## Do this
Restate the listing that follows word for word, without its pictures.

## Data section

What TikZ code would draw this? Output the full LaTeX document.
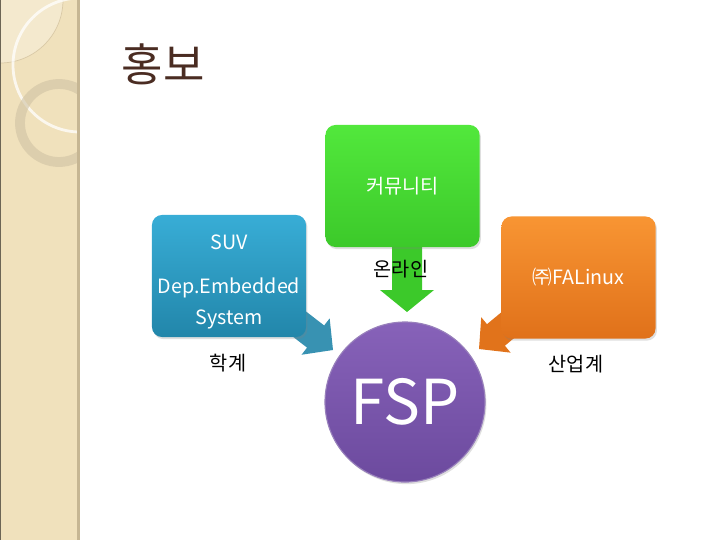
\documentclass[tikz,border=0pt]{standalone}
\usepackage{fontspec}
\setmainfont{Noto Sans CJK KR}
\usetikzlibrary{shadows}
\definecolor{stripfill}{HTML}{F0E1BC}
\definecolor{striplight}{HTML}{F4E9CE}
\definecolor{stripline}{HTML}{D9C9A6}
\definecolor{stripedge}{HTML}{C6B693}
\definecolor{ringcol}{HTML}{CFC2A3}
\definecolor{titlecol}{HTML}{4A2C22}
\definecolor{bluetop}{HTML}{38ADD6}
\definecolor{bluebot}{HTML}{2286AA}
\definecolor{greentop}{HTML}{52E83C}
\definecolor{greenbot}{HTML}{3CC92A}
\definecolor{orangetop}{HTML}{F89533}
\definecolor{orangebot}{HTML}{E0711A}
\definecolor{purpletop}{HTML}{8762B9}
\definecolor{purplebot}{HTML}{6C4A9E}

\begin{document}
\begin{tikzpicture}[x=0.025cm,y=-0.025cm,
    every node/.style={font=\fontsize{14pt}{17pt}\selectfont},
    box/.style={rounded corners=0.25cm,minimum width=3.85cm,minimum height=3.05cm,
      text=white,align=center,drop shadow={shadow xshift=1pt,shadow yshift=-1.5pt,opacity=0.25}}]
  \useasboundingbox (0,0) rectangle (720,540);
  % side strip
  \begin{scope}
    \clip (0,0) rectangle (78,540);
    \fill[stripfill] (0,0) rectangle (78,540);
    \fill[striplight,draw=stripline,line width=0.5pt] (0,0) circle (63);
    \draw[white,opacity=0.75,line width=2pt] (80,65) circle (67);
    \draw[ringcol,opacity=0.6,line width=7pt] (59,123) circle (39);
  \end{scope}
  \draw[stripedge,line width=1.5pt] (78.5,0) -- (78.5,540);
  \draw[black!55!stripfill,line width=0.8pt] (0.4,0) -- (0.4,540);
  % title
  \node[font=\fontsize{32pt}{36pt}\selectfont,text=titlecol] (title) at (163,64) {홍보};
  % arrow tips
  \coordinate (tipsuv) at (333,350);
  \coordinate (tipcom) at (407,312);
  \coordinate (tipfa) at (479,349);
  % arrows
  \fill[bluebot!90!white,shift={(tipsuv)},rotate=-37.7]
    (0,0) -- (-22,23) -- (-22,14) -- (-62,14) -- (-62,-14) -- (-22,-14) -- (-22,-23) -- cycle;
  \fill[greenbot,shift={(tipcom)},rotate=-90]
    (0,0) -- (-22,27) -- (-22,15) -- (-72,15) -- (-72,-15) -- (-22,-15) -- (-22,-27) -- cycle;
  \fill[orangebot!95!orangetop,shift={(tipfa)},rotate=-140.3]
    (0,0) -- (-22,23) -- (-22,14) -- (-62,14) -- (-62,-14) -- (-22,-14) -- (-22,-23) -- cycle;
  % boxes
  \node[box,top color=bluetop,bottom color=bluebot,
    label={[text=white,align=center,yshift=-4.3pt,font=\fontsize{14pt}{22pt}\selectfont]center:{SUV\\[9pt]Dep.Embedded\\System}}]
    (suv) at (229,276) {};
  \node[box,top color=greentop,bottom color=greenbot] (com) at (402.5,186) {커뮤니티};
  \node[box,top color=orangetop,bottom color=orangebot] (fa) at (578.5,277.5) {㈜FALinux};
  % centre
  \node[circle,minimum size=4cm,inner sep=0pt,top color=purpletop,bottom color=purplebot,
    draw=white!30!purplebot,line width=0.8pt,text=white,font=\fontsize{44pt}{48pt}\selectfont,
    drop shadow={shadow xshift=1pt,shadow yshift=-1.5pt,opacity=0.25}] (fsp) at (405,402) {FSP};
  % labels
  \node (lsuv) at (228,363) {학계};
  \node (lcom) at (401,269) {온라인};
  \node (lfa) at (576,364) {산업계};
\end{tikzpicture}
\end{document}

## Correct response
What TikZ code would draw this? Output the full LaTeX document.
\documentclass[tikz,border=0pt]{standalone}
\usepackage{fontspec}
\setmainfont{Noto Sans CJK KR}
\usetikzlibrary{shadows}
\definecolor{stripfill}{HTML}{F0E1BC}
\definecolor{striplight}{HTML}{F4E9CE}
\definecolor{stripline}{HTML}{D9C9A6}
\definecolor{stripedge}{HTML}{C6B693}
\definecolor{ringcol}{HTML}{CFC2A3}
\definecolor{titlecol}{HTML}{4A2C22}
\definecolor{bluetop}{HTML}{38ADD6}
\definecolor{bluebot}{HTML}{2286AA}
\definecolor{greentop}{HTML}{52E83C}
\definecolor{greenbot}{HTML}{3CC92A}
\definecolor{orangetop}{HTML}{F89533}
\definecolor{orangebot}{HTML}{E0711A}
\definecolor{purpletop}{HTML}{8762B9}
\definecolor{purplebot}{HTML}{6C4A9E}

\begin{document}
\begin{tikzpicture}[x=0.025cm,y=-0.025cm,
    every node/.style={font=\fontsize{14pt}{17pt}\selectfont},
    box/.style={rounded corners=0.25cm,minimum width=3.85cm,minimum height=3.05cm,
      text=white,align=center,drop shadow={shadow xshift=1pt,shadow yshift=-1.5pt,opacity=0.25}}]
  \useasboundingbox (0,0) rectangle (720,540);
  % side strip
  \begin{scope}
    \clip (0,0) rectangle (78,540);
    \fill[stripfill] (0,0) rectangle (78,540);
    \fill[striplight,draw=stripline,line width=0.5pt] (0,0) circle (63);
    \draw[white,opacity=0.75,line width=2pt] (80,65) circle (67);
    \draw[ringcol,opacity=0.6,line width=7pt] (59,123) circle (39);
  \end{scope}
  \draw[stripedge,line width=1.5pt] (78.5,0) -- (78.5,540);
  \draw[black!55!stripfill,line width=0.8pt] (0.4,0) -- (0.4,540);
  % title
  \node[font=\fontsize{32pt}{36pt}\selectfont,text=titlecol] (title) at (163,64) {홍보};
  % arrow tips
  \coordinate (tipsuv) at (333,350);
  \coordinate (tipcom) at (407,312);
  \coordinate (tipfa) at (479,349);
  % arrows
  \fill[bluebot!90!white,shift={(tipsuv)},rotate=-37.7]
    (0,0) -- (-22,23) -- (-22,14) -- (-62,14) -- (-62,-14) -- (-22,-14) -- (-22,-23) -- cycle;
  \fill[greenbot,shift={(tipcom)},rotate=-90]
    (0,0) -- (-22,27) -- (-22,15) -- (-72,15) -- (-72,-15) -- (-22,-15) -- (-22,-27) -- cycle;
  \fill[orangebot!95!orangetop,shift={(tipfa)},rotate=-140.3]
    (0,0) -- (-22,23) -- (-22,14) -- (-62,14) -- (-62,-14) -- (-22,-14) -- (-22,-23) -- cycle;
  % boxes
  \node[box,top color=bluetop,bottom color=bluebot,
    label={[text=white,align=center,yshift=-4.3pt,font=\fontsize{14pt}{22pt}\selectfont]center:{SUV\\[9pt]Dep.Embedded\\System}}]
    (suv) at (229,276) {};
  \node[box,top color=greentop,bottom color=greenbot] (com) at (402.5,186) {커뮤니티};
  \node[box,top color=orangetop,bottom color=orangebot] (fa) at (578.5,277.5) {㈜FALinux};
  % centre
  \node[circle,minimum size=4cm,inner sep=0pt,top color=purpletop,bottom color=purplebot,
    draw=white!30!purplebot,line width=0.8pt,text=white,font=\fontsize{44pt}{48pt}\selectfont,
    drop shadow={shadow xshift=1pt,shadow yshift=-1.5pt,opacity=0.25}] (fsp) at (405,402) {FSP};
  % labels
  \node (lsuv) at (228,363) {학계};
  \node (lcom) at (401,269) {온라인};
  \node (lfa) at (576,364) {산업계};
\end{tikzpicture}
\end{document}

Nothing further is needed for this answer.